TASK
Look through the material below. Copy every line with the string "draw" in it.

##### INFORMATION SHOWN #####

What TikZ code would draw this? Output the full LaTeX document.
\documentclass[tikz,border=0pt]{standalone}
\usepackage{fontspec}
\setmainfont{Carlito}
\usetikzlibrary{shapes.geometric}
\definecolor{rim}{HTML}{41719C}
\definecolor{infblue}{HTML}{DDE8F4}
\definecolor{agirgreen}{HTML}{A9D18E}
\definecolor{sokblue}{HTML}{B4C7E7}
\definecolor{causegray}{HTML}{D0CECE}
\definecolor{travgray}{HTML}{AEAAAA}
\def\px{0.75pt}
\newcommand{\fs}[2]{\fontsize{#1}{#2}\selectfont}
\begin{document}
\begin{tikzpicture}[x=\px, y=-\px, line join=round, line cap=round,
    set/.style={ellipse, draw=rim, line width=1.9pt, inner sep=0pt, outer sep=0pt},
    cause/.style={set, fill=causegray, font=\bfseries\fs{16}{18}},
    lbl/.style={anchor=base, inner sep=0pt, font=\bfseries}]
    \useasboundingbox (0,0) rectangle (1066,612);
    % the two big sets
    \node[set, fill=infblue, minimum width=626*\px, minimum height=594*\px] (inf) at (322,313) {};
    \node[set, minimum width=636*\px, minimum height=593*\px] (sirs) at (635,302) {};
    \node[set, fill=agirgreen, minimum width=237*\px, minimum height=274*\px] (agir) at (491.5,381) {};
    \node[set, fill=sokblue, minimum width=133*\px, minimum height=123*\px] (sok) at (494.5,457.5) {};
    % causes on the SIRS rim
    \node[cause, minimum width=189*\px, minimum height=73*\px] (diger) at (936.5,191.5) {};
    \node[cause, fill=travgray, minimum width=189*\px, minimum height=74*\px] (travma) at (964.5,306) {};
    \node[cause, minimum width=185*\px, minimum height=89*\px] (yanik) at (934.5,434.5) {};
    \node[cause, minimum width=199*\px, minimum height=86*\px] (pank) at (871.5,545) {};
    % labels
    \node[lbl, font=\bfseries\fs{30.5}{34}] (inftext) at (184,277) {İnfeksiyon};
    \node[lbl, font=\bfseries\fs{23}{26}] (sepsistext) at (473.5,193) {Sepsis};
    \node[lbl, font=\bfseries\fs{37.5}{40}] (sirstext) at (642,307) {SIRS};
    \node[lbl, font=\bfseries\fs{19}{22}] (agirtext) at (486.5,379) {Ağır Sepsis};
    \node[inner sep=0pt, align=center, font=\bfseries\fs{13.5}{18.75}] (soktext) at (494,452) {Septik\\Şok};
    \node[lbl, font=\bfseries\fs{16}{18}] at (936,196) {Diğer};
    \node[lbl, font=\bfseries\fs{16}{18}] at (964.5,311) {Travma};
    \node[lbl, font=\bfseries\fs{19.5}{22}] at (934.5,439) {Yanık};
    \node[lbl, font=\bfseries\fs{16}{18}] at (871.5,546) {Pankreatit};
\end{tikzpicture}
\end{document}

#####

COMPLETED TASK
What TikZ code would draw this? Output the full LaTeX document.
    set/.style={ellipse, draw=rim, line width=1.9pt, inner sep=0pt, outer sep=0pt},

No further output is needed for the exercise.